In 2012, Austrian skydiver Felix Baumgartner floated to 24 miles above the earth aboard a helium balloon. He then jumped from the platform while wearing a pressure suit, reaching speeds of Mach 1.25, breaking the sound barrier as he fell. He had a team of scientists and researchers to help him prepare with the latest technology.
The First Space Skydive
Baumgartner also had 84-year-old Joseph Kittinger as his capsule communicator. Kittinger is a former Air Force officer and test pilot who knew exactly what Baumgartner could expect from jumping at such a high altitude – because he’d done the same thing more than 50 years before.
It was by no means easy to do what Baumgartner was attempting. But in the 50-plus years since Kittinger first took to the stratosphere, humans have not only gone to space, they have explored the Earth’s orbit, launched satellites and space stations, gone to the moon, and were even talking about missions to Mars.
One of the pioneers of the age of test pilots and space flight was (and still is) Colonel Joseph William Kittinger. Kittinger was a fighter pilot in the Vietnam War, who flew more than 480 combat missions, and shot down at least one enemy MiG-21 before being shot down himself. He spent 11 months being tortured as a prisoner of war before being repatriated.
But before going into combat in Vietnam, he was a record-setting and fearless Space Age daredevil. He was going to set world records for the longest parachute drogue fall, the highest parachute jump, and the fastest speed by a human through the atmosphere.
When Kittinger first floated to the stratosphere in 1959 as part of Project Excelsior, he was the first person to ever see the curvature of the Earth. It would be another five years before the Soviet Union would launch Yuri Gagarin into space and another ten before the United States would land on the moon. There was still a lot to learn.
Kittinger made a series of three jumps from the stratosphere as part of Project Excelsior. His first skydive came 14 miles above the Earth’s surface. He floated above the ground aboard a helium gondola in order to test the Beaupre multi-stage parachute system for pilots who eject at high altitudes.

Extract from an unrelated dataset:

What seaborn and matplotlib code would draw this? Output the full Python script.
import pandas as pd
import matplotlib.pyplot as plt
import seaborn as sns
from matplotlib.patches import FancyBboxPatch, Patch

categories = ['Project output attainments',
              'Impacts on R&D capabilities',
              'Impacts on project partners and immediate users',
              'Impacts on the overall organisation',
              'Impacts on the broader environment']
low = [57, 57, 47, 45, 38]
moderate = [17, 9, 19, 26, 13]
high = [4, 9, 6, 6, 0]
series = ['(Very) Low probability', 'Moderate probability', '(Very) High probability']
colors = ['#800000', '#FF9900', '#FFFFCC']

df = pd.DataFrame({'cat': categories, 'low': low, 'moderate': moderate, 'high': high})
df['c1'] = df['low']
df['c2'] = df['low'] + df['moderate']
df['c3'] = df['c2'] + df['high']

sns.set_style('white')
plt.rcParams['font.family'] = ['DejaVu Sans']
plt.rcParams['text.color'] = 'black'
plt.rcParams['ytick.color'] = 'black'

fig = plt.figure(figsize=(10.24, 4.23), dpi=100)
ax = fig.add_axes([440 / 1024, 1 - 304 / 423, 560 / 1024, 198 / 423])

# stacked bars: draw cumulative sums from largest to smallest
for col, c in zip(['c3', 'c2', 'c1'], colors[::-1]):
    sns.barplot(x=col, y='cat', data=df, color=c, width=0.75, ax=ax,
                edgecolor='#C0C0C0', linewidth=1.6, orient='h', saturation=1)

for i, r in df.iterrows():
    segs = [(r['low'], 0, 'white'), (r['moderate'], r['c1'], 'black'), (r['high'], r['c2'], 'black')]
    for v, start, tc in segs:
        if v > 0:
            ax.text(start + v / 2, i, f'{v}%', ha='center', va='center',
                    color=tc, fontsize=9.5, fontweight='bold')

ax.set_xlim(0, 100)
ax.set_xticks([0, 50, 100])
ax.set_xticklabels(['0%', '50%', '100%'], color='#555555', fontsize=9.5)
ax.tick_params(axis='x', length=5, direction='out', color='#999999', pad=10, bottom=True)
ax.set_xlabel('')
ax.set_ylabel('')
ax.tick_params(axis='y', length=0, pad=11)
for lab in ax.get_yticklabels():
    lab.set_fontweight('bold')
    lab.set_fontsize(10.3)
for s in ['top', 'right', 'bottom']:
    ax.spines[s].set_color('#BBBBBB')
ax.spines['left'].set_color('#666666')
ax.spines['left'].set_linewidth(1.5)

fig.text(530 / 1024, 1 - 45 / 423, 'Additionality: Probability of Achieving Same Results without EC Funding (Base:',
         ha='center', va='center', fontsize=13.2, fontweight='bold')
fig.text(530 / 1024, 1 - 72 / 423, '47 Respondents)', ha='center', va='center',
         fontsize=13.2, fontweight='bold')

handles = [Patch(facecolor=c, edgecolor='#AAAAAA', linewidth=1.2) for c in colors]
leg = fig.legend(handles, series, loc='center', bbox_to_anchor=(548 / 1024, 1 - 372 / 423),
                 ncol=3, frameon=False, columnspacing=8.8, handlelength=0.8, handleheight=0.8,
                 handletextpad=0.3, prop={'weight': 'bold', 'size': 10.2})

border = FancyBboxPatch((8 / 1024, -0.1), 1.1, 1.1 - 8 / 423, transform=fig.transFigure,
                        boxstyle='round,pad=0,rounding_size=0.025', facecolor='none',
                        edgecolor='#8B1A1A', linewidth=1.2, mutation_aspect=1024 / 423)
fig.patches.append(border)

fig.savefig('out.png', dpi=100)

To protect his body from the altitude, he wore a complex pressure suit , which forced him into a sitting position while falling to simulate a pilot in an airplane cockpit. On Nov. 16, 1959, he made his first jump, which was almost his last. His equipment malfunctioned and Kittinger passed out during freefall. The only reason his chute opened was because it had an automatic opener rigged to it.
During this jump he actually set another skydive record: after going into a flat spin of 120 rpm, his limbs felt the pressure of 22 times the force of gravity.
During his second jump, he broke his own altitude record, earning him the last-ever awarded A. Leo Stevens Parachute Medal. His third jump set the record that would be held for 53 years until Baumgartner’s 2012 jump. At nearly 20 miles above the Earth, he jumped with a drogue parachute to stabilize his fall, reaching speeds of 614 miles per hour.
“There’s no way you can visualize the speed,” Kittinger would later say in an interview. “There’s nothing you can see to see how fast you’re going. You have no depth perception. If you’re in a car driving down the road and you close your eyes, you have no idea what your speed is.”
“It’s the same thing if you’re free falling from space. There are no signposts. You know you are going very fast, but you don’t feel it. You don’t have a 614-mph wind blowing on you. I could only hear myself breathing in the helmet.”
With that visual in mind, it’s no wonder Felix Baumgartner would want a real-life mentor like Joseph Kittinger to help him break that kind of skydive record.